The National Galleries of Ancient Art are a single museum institution divided between Palazzo Barberini and Palazzo Corsini.
Palazzo Corsini's collection grew thanks to the Torlonia, the Monte di Pietà (1892), the Chigi Collection (1918), and the donation of Henriette Hertz (1915).
This made it necessary to find new exhibition spaces, lately identified in Palazzo Barberini. Its history as a national museum began in 1953, while Palazzo Corsini had already been so since 1895.
Little remains of the original collection of the Barberini family, unlike the Corsini one. The first dispersions began in the 18th century, also because of disagreements between the heirs of the family. In 1934, a Royal decree even allowed the princes to sell most of their works abroad. The State managed to acquire only a small group of paintings, still identifiable from the letter “F” followed and the progressive numbers, among these, The Portrait of a young woman (La Fornarina) by Raffaello is signed F1.
Unlike Palazzo Corsini, with its own historical picture gallery, Palazzo Barberini presents a chronological setting of the most representative pictorial schools from the 13th to the 18nth century, organized in such a way as to be able to integrate new acquisitions or provide for different preparations.
On three floors, Palazzo Barberini's collection is full of masterpieces, among which Raphael's Fornarina stands out for its notoriety.
The 16th century is represented by works of great importance by artists such as Andrea del Sarto, Beccafumi, Sodoma, Bronzino, Lorenzo Lotto, Tintoretto, El Greco, and Tiziano, up to the splendid Giuditta who cuts off the head of Holofernes by Caravaggio, which closes the century.
The 17th century, on the other hand, presents some of the most beautiful works by Guido Reni, Domenichino, Guercino, and Lanfranco, the genius Bernini, the Frenchman Nicolas Poussin, and Pietro da Cortona.
In addition to the paintings of the Duke of Cervinara's donation, with the refined canvases of Fragonard and Boucher, and those of the Lemme donation, with the rare sketches by Corvi and Ghezzi, the 18th-century collection houses relevant works by Maratti, Batoni, Canaletto, Subleyras, Mengs and van Wittel..
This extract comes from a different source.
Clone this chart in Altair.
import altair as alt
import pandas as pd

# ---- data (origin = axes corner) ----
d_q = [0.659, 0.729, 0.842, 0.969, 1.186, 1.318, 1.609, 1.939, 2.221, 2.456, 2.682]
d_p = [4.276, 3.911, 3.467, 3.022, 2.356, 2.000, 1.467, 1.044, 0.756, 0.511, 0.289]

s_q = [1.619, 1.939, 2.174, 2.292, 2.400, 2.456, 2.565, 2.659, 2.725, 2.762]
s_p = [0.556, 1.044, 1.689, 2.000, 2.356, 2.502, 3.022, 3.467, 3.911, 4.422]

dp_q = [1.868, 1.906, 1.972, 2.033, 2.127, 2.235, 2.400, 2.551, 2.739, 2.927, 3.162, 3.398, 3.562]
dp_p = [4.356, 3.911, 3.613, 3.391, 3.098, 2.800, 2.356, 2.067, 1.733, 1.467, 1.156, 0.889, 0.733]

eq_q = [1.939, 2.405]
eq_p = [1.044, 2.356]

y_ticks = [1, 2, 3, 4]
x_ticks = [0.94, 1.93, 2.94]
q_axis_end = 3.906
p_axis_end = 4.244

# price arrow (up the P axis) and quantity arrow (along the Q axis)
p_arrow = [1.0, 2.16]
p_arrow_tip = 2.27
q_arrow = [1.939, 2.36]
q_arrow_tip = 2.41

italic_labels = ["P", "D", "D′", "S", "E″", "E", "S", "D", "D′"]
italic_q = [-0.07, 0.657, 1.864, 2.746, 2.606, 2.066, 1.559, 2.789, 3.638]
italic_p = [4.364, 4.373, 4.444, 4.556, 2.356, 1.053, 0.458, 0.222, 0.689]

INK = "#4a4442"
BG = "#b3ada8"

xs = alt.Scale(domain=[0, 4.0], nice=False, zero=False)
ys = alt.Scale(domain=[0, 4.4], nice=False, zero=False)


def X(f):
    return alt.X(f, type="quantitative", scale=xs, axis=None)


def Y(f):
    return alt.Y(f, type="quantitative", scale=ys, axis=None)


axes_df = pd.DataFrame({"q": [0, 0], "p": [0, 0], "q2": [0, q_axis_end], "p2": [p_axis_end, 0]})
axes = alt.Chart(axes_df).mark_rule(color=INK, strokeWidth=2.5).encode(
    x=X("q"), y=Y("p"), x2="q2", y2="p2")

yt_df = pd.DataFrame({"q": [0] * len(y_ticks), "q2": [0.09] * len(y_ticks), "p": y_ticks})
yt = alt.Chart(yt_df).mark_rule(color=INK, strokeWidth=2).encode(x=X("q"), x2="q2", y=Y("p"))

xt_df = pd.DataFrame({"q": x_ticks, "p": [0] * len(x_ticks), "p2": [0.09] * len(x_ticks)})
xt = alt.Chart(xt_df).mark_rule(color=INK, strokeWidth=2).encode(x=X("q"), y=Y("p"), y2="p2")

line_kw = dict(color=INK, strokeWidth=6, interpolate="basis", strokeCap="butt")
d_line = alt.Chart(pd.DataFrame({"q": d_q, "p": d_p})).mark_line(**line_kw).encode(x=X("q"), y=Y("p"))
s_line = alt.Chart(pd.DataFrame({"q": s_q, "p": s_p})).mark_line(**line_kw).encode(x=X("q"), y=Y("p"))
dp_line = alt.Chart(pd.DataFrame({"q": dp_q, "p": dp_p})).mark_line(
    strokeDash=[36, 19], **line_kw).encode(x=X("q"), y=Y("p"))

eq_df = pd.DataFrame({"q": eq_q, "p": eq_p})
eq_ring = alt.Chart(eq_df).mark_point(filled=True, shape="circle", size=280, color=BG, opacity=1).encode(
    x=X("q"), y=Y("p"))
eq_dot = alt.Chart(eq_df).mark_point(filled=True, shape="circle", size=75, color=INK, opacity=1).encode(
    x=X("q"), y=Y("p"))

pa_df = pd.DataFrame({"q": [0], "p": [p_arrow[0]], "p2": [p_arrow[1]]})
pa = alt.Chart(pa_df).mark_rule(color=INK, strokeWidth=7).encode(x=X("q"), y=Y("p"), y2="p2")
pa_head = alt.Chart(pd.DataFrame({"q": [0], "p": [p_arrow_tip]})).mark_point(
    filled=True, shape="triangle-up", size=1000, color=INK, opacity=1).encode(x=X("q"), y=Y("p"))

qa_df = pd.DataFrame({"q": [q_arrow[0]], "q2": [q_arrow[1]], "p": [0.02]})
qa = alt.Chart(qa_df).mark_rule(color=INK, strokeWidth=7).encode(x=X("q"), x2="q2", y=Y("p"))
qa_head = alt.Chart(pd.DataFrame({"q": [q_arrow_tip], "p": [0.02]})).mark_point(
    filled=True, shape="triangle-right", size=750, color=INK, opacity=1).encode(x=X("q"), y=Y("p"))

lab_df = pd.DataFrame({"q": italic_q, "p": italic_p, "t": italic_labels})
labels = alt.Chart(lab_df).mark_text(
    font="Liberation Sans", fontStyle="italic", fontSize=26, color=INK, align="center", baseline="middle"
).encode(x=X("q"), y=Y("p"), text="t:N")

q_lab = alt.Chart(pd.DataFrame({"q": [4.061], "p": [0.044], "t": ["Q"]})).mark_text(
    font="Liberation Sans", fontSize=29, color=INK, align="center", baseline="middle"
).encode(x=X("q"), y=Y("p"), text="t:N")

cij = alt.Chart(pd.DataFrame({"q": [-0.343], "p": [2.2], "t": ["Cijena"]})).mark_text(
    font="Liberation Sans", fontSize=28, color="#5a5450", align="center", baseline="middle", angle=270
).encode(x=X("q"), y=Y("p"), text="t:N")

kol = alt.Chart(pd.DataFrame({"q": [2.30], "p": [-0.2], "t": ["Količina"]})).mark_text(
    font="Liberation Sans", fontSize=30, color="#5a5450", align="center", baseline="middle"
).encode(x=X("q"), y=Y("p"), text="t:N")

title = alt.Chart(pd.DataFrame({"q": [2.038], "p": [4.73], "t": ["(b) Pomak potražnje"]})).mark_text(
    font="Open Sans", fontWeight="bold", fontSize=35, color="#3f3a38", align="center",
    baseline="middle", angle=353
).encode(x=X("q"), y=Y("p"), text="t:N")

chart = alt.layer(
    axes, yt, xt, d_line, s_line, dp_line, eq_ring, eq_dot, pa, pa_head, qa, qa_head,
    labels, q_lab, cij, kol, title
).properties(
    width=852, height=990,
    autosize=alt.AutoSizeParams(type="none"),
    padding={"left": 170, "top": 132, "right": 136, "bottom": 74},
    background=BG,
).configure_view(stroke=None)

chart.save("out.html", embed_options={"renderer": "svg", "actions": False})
The Barberini-Corsini National Galleries preserve more paintings, sculptures, furnishings, and other objects than those displayed in the museum. They are arranged and classified in environments that guarantee their protection and safety, a replacement for temporary absence for loans or restorations, a cyclical exposure due to their delicacy or conservation needs.
The National Galleries collections also include works on permanent loan for representation reasons to institutions such as ministries, state offices, and embassies.